Thursday, June 23, 2005
British as a foreign language
Let me repeat them—
- Muddy the waters. Say the memos don't mean what they say, or that the authors of the memos didn't mean what they said, or that the authors of the memos simply lacked the information [to say what they said].
- Claim that the Silberman-Robb Commission on the Intelligence Capabilities of the United States Regarding Weapons of Mass Destruction has already investigated this timeframe and has exonerated the President.
- Offer the red herring that there were persons in the Pentagon and in other areas of government who were opposing the Iraq invasion during this period.
- Argue that the hastiness of the decision to go to war is proved by the inadequacy of the planning. (It will be interesting to see how often they use this one!)
I must confess that the first example I gave of the muddy-the-water ploy didn't actually come up during the PBS program, but I had already seen it elsewhere. For instance, in an article of June 8 in USA Today, Mark Memmott wrote (to ensure balance!) in his wrap-up—
Robin Niblett of the Center for Strategic and International Studies, a Washington think tank, says it would be easy for Americans to misunderstand the reference to intelligence being "fixed around" Iraq policy. "'Fixed around' in British English means 'bolted on' rather than altered to fit the policy," he says.
Yesterday Ray McGovern surveyed this sudden interest in linguistics by the Right, which has been dutifully repeated in the media. British English, according to them, has diverged so markedly from American English that the meaning of "the intelligence and facts were being fixed around the policy" has become all but unintelligible to Americans and requires translation.
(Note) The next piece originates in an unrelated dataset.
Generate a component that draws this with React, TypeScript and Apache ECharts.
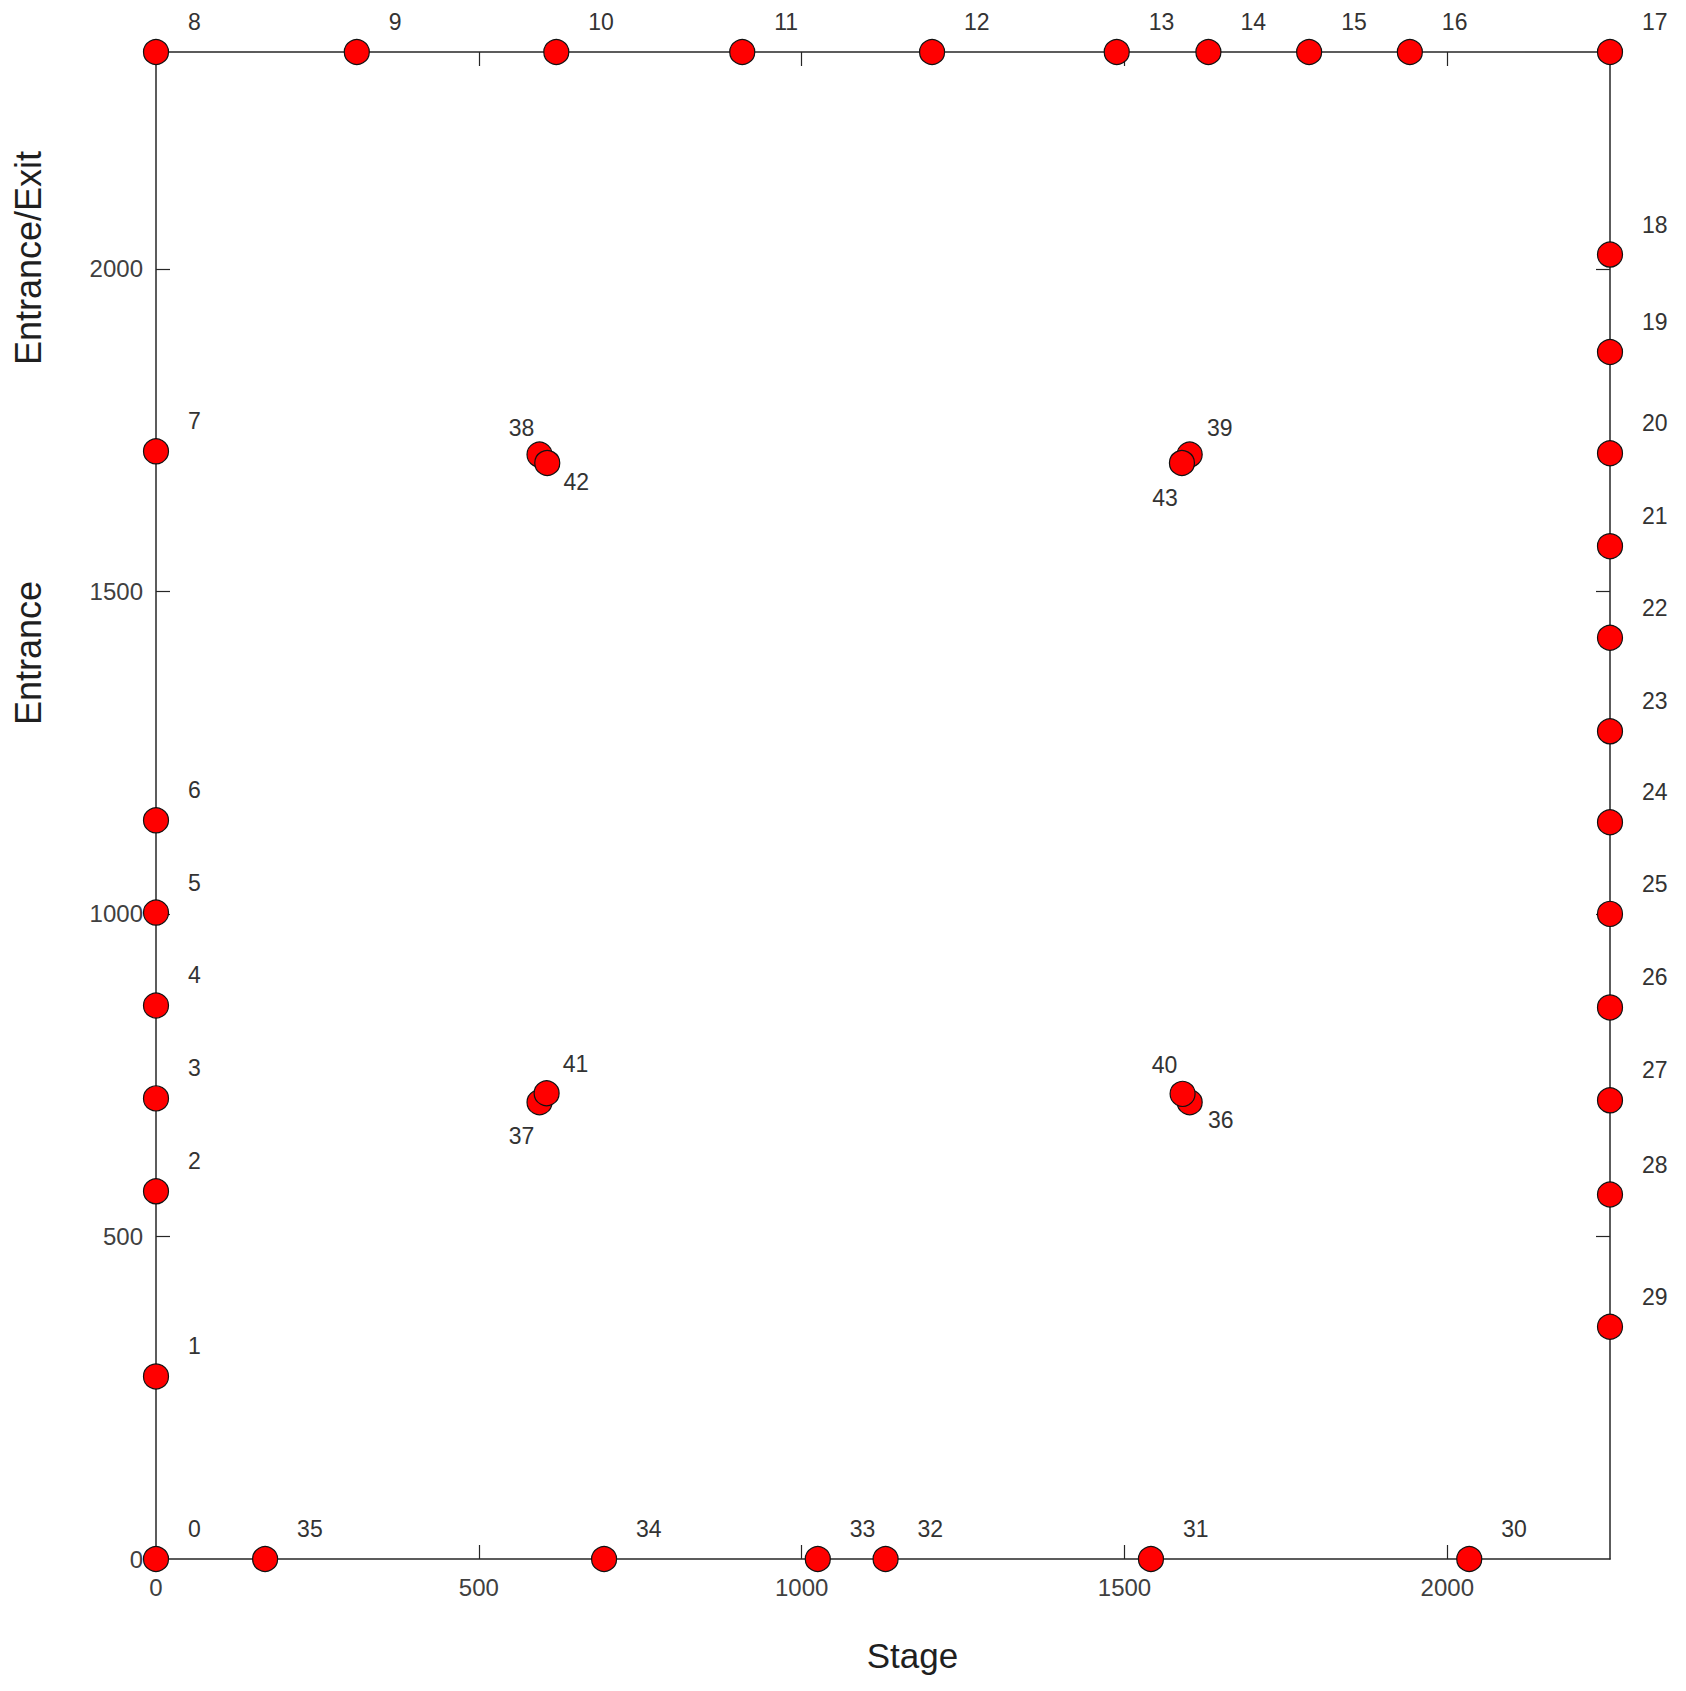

My own suggestion is that Dearlove, the head of British intelligence, meant that "the intelligence and facts were being repaired around the policy."
Frankly I'm surprised that Bush and Blair were able to hold their recent meeting without language assistance. I did not know that Bush was bilingual. Were those men around them Secret Service agents or simultaneous translators?
Well, I'm going to have to cut this short so I can go watch an episode of Fawlty Towers. It's my favorite British comedy, but I wouldn't understand a word of it without the subtitles.
But Ray McGovern has it on good authority that—at least in the case of the Downing Street memos—"fixed" means ... "fixed."